Of the many performances which had exercised his pen, it does not appear that any were immediately published by himself but his Translation of Justinian's Novels into Greek. This was printed at Paris in 1558, and again with Holander's Latin version at Antwerp in 1575. This work has been highly extolled, both for the purity of its language and the accuracy of its execution, and is likely, according to some respectable opinions, to hold its estimation as long as any use or memory of the civil law shall exist.

A Latin translation of the Basilica, or Basilics, as they are called by our civilians, is the last we have to mention of this author's performances. This is a collection of Roman Laws, which the eastern emperors Basil and Leo, who reigned in the fifth century, commanded to be translated into Greek, and which preserved their authority till the dissolution of the eastern empire. The Basilics comprehend the institutes, digests, code, and novels, and some of the edicts of Justinian and other emperors. Of 60 original books, 41 only remain. Mr Scrimzeor collated them with various manuscripts, probably before he commenced his translation.
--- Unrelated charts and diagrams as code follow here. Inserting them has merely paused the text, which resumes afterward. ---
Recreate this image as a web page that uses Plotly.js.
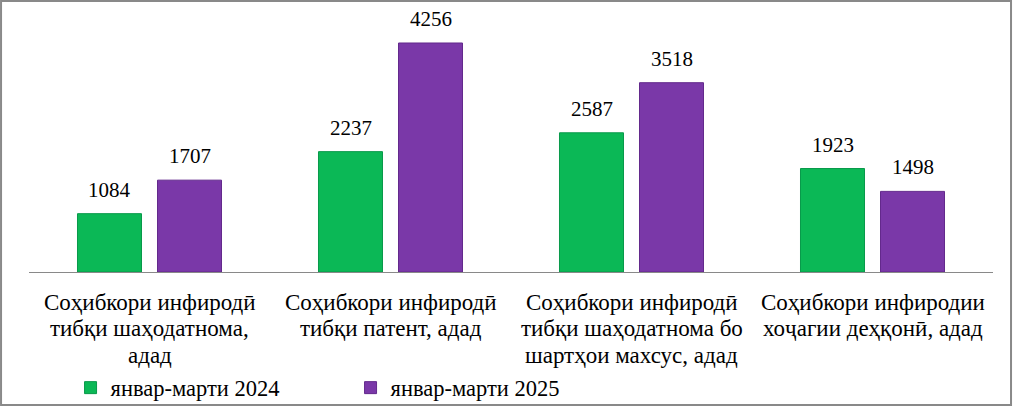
<!DOCTYPE html>
<html>
<head>
<meta charset="utf-8">
<script src="https://cdn.plot.ly/plotly-3.0.1.min.js"></script>
<style>html,body{margin:0;padding:0;background:#fff;}#chart{width:1014px;height:408px;}</style>
</head>
<body>
<div id="chart"></div>
<script>
const categories = ["cat1", "cat2", "cat3", "cat4"];
const tickLabels = [
  ["Соҳибкори инфиродӣ", "тибқи шаҳодатнома,", "адад"],
  ["Соҳибкори инфиродӣ", "тибқи патент, адад"],
  ["Соҳибкори инфиродӣ", "тибқи шаҳодатнома бо", "шартҳои махсус, адад"],
  ["Соҳибкори инфиродии", "хоҷагии деҳқонӣ, адад"]
];
const seriesNames = ["январ-марти 2024", "январ-марти 2025"];
const values2024 = [1084, 2237, 2587, 1923];
const values2025 = [1707, 4256, 3518, 1498];

const font = "'Liberation Serif', 'Times New Roman', serif";
const annotations = [];
[[values2024, -40], [values2025, 40]].forEach(([vals, dx]) => {
  vals.forEach((v, i) => {
    annotations.push({
      x: categories[i], y: v, xref: 'x', yref: 'y', text: String(v),
      showarrow: false, xshift: dx, yanchor: 'bottom', yshift: 10,
      font: {family: font, size: 21, color: '#000'}
    });
  });
});
tickLabels.forEach((lines, i) => {
  lines.forEach((line, k) => {
    annotations.push({
      x: categories[i], y: 0, xref: 'x', yref: 'paper', text: line,
      showarrow: false, yanchor: 'middle', yshift: -(30 + k * 26.5),
      font: {family: font, size: 23, color: '#000'}
    });
  });
});

const data = [
  {type: 'bar', name: seriesNames[0], x: categories, y: values2024,
   marker: {color: '#0bb856', line: {color: '#08994a', width: 1}}},
  {type: 'bar', name: seriesNames[1], x: categories, y: values2025,
   marker: {color: '#7a38a8', line: {color: '#63298c', width: 1}}}
];

const layout = {
  width: 1014, height: 408,
  margin: {l: 29, r: 21, t: 10, b: 136, autoexpand: false},
  paper_bgcolor: '#fff', plot_bgcolor: '#fff',
  barmode: 'group', bargap: 0.336, bargroupgap: 0.2,
  font: {family: font, color: '#000'},
  xaxis: {
    tickvals: categories, ticktext: categories.map(() => ''), ticks: '',
    showline: true, linecolor: '#898989', linewidth: 1,
    showgrid: false, zeroline: false, fixedrange: true
  },
  yaxis: {
    range: [0, 4869], visible: false, showgrid: false, zeroline: false
  },
  showlegend: true,
  legend: {
    orientation: 'h', x: 0.0431, xanchor: 'left',
    yref: 'container', y: 0.049, yanchor: 'middle',
    bgcolor: 'rgba(0,0,0,0)',
    font: {family: font, size: 22.5, color: '#000'},
    entrywidth: 235, entrywidthmode: 'pixels', traceorder: 'normal'
  },
  annotations: annotations,
  shapes: [{
    type: 'rect', xref: 'paper', yref: 'paper',
    x0: -0.0290, x1: 1.0187, y0: -0.5076, y1: 1.0344,
    line: {color: '#898989', width: 2}, fillcolor: 'rgba(0,0,0,0)', layer: 'above'
  }]
};

Plotly.newPlot('chart', data, layout, {displayModeBar: false, staticPlot: true});
</script>
</body>
</html>
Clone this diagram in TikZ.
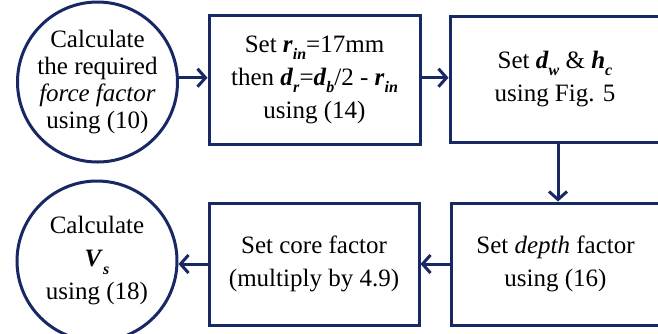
\documentclass[tikz,border=0pt]{standalone}
\usepackage{fontspec}
\setmainfont{Liberation Serif}
\usetikzlibrary{arrows.meta}
\definecolor{navy}{RGB}{24,40,100}
% bold italic symbol with a lowered bold italic subscript
\newcommand\bvar[2]{\textbf{\textit{#1}}\raisebox{-0.3em}{\fontsize{16}{16}\selectfont\textbf{\textit{#2}}}}
\begin{document}
\begin{tikzpicture}[x=1pt,y=-1pt,
  every node/.style={align=center},
  stepbox/.style={draw=navy, line width=3pt, rectangle, inner sep=0pt,
    font=\fontsize{25}{33}\selectfont},
  roundbox/.style={draw=navy, line width=3pt, circle, minimum size=160pt,
    inner sep=-12pt},
  arr/.style={draw=navy, line width=3pt, -{Straight Barb[length=8pt,width=18pt]}}]
\clip (0,0) rectangle (658,333);
\fill[white] (0,0) rectangle (658,333);

% top row
\node[roundbox, font=\fontsize{25}{27}\selectfont] (c1) at (97.5,82)
  {Calculate\\the required\\\textit{force factor}\\using (10)};
\node[stepbox, minimum width=211pt, minimum height=129pt] (b1) at (314.5,79.5)
  {Set \bvar{r}{in}=17mm\\then \bvar{d}{r}=\bvar{d}{b}/2 - \bvar{r}{in}\\using (14)};
\node[stepbox, minimum width=210pt, minimum height=126pt] (b2) at (555,79)
  {Set \bvar{d}{w} \& \bvar{h}{c}\\using Fig. 5};

% bottom row
\node[stepbox, minimum width=209pt, minimum height=122pt] (b3) at (555.5,264)
  {Set \textit{depth} factor\\using (16)};
\node[stepbox, minimum width=210pt, minimum height=122pt] (b4) at (314,264)
  {Set core factor\\(multiply by 4.9)};
\node[roundbox, font=\fontsize{25}{33}\selectfont] (c2) at (97,261)
  {Calculate\\\bvar{V}{s}\\using (18)};

% connectors
\coordinate (dx) at (558,0);
\draw[arr] (c1.3) -- (c1.3 -| b1.west);
\draw[arr] (b1.east |- c1.3) -- (b2.west |- c1.3);
\draw[arr] (b2.south -| dx) -- (b3.north -| dx);
\draw[arr] (b3.west) -- (b4.east);
\draw[arr] (b4.west) -- (b4.west -| c2.east);
\end{tikzpicture}
\end{document}
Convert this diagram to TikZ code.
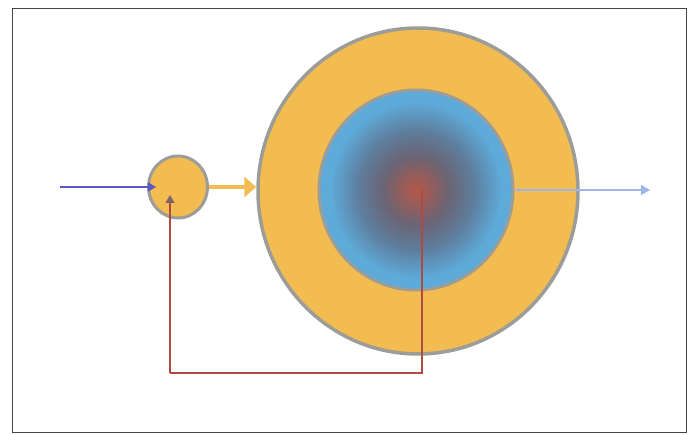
\documentclass[tikz,border=0pt]{standalone}
\usetikzlibrary{shapes.geometric,arrows.meta}
\definecolor{ringyellow}{HTML}{F2BC50}
\definecolor{rimgray}{HTML}{9C9C98}
\definecolor{coreblue}{HTML}{5EAAD8}
\definecolor{coremid}{HTML}{5E7E9E}
\definecolor{coredark}{HTML}{6A6474}
\definecolor{corered}{HTML}{B2584A}
\definecolor{inblue}{HTML}{5C58C8}
\definecolor{outblue}{HTML}{9CB6EA}
\definecolor{fbred}{HTML}{B04A3E}
\definecolor{fbhead}{HTML}{7E6464}
\definecolor{framegray}{HTML}{444444}
\pgfdeclareradialshading{coreshade}{\pgfpoint{0bp}{0bp}}{%
  color(0bp)=(corered); color(3bp)=(corered!70!coredark); color(8.5bp)=(coredark); color(15bp)=(coremid); color(22bp)=(coreblue); color(25bp)=(coreblue); color(50bp)=(coreblue)}
\tikzset{
  disc/.style={ellipse, draw=rimgray, line width=3.5pt, fill=ringyellow, inner sep=0pt},
  core/.style={ellipse, draw=rimgray, line width=3pt, shading=coreshade, inner sep=0pt},
  inarrow/.style={draw=inblue, line width=1.4pt, -{Triangle[length=8pt,width=9pt]}},
  passarrow/.style={draw=ringyellow, line width=3.5pt, -{Triangle[length=12pt,width=20pt]}},
  outarrow/.style={draw=outblue, line width=1.6pt, -{Triangle[length=9pt,width=10pt]}},
  fbline/.style={draw=fbred, line width=1.4pt},
  fbarrow/.style={draw=fbred, line width=1.4pt, -{Triangle[length=8pt,width=9pt,color=fbhead]}}
}
\begin{document}
\begin{tikzpicture}[x=1pt,y=-1pt]
\useasboundingbox (0,0) rectangle (697,435);
\draw[framegray, line width=0.8pt] (12,8) rectangle (686,432);
\node[disc, minimum width=320pt, minimum height=326pt] (outer) at (418,191) {};
\node[core, minimum width=194pt, minimum height=200pt] (inner) at (416,190) {};
\node[disc, line width=3pt, minimum width=59pt, minimum height=62pt] (small) at (178,187) {};
\coordinate (src) at (60,187);
\coordinate (sink) at (650,190);
\coordinate (fbcorner1) at (422,373);
\coordinate (fbcorner2) at (170,373);
\coordinate (fbend) at (170,195);
\coordinate (ctr) at (422,190);
\draw[inarrow] (src) -- ([xshift=9pt]small.west);
\draw[passarrow] (small.east) -- (small.east -| outer.west);
\draw[outarrow] (inner.east |- sink) -- (sink);
\draw[fbline] (ctr) -- (fbcorner1) -- (fbcorner2);
\draw[fbarrow] (fbcorner2) -- (fbend);
\end{tikzpicture}
\end{document}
From the foregoing recital of the learned labours of this profound scholar and critic, it will be concluded, that almost the whole of his life, although long, was spent in his library, and that the biographer, having now terminated the catalogue of his writings, is probably not distant from the conclusion of his life. Different years have been assigned for the time of his death; but it appears most likely, from a comparison of the different accounts of this event, that it happened very near the expiration of 1571, or at the beginning of the succeeding year, about the 66th year of his age. He died in the city of Geneva.

The characteristic features of Scrimzeor are few, but they are prominent and striking, and remote posterity may regard him with no inferior degree of respect. His industry and perseverance in the pursuit of knowledge and erudition were equalled only by the exquisite judgment which he displayed in his critical annotations and commentaries on the errors and obscurities of ancient books and manuscripts.

His acquisitions in the Greek, Latin, and oriental languages, were reckoned much beyond those of most of the professed linguists of his time. The great Cujacius used to say, "That he never quitted Mr Scrimzeor's conversation without having learned something new." But that which lent peculiar grace to such superiority, was the amiable modesty which upon all occasions was observed to accompany it. From the commendation given him by the illustrious civilian just mentioned, it will be concluded, that he did not brood, with a jealous reserve, over unloosed treasures of erudition; but that, conscious of possessing stores too ample to be soon exhausted, at the same time that he avoided an ostentatious profusion of them, he obliged and delighted his friends by a liberal communication. From the period at which he lived, considered with the nature and extent of his studies, and his abilities in prosecuting them, he may deservedly be ranked among those eminent characters who have most successfully contributed their exertions to the revival of letters in Europe.